Brainless is not looking for pubkey #110; he is looking for #120's pubkey inside 2^110 range via shifting #120's pubkey. Ultimately he has shrank the range by a factor of 2^10 = 1024 but needs to run the program for each pubkey or integrate runs with the 260 pubkeys.
I believe that for more chances to find a private key, you could shift the range down even more, like to 2^70 but you have 2 million targets.
2 million is about 2^21 targets and birthday reduces the probability of a hit to 2^35, 50% of the keyspace which makes an average of almost 2^21 * 2^35 = nearly 2^56 operations.

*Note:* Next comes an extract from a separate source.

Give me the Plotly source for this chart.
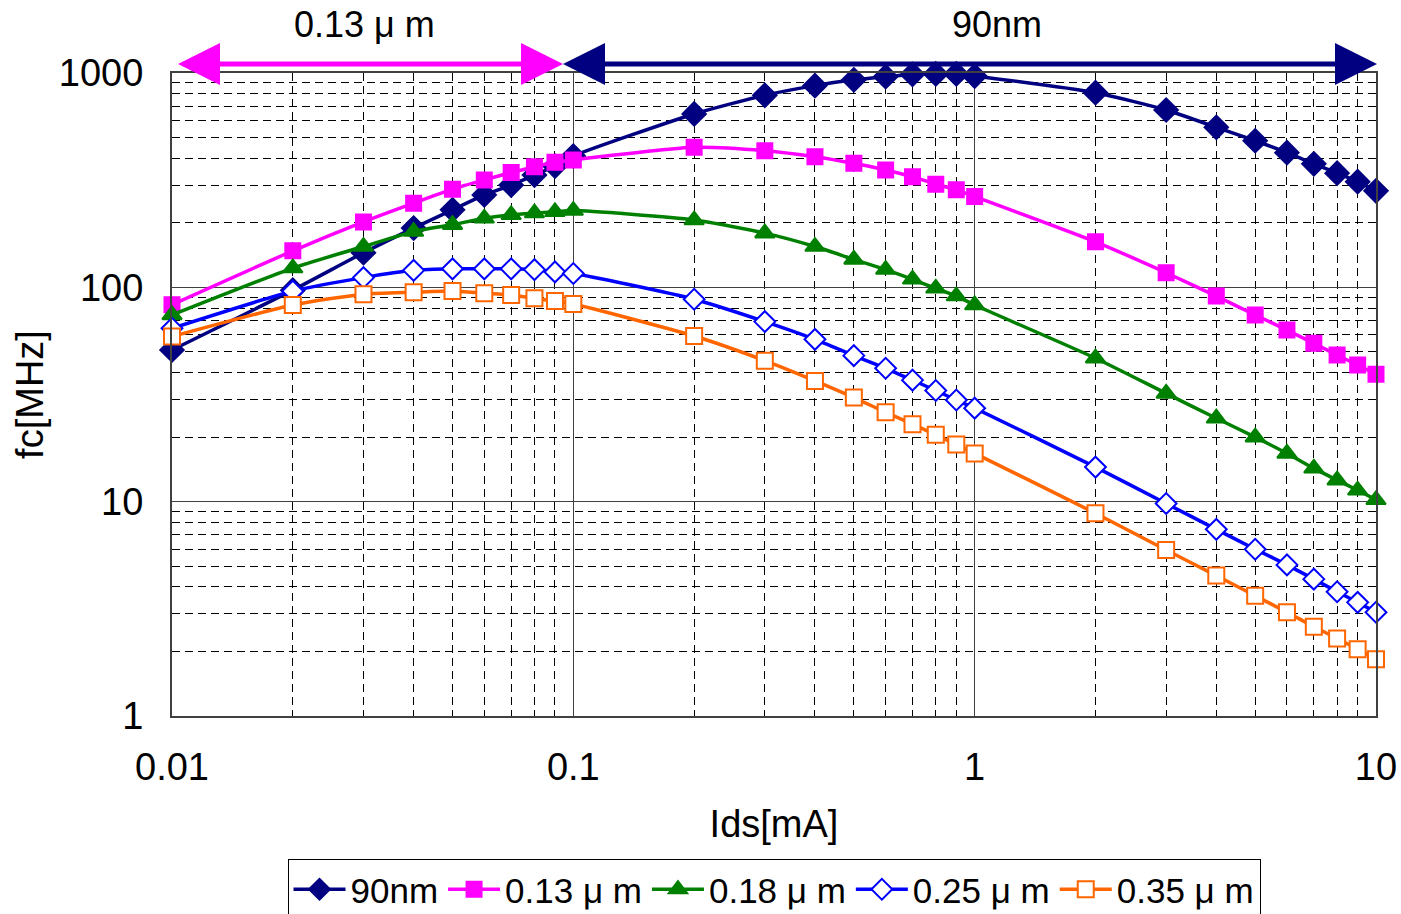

That's lower than 260 keys at 2^110 keyspace. So I think that it's possible to optimize how much you shift down by adjusting the number of targets and the resulting keyspace size to minimize ops = keyspace/2 + log2_numberoftargets.
The problem is if you were to shift #120 down to 2^70 range, that means you'd have to check 2^50 targets (120 - 70 = 50); which obviously makes it impossible to check that many targets. How did you come up with 2 million targets?
2^50 is
one quadrillion ,
one hundred twenty five trillion ,
eight hundred ninety nine billion ,
nine hundred six million ,
eight hundred forty two thousand ,
six hundred twenty four That would make a text file over 100 gb, what text editor would open that to see what you need to add or subtract to get the answer
Opening it isn't the problem. It would take a long time just for the program to write all of those public keys.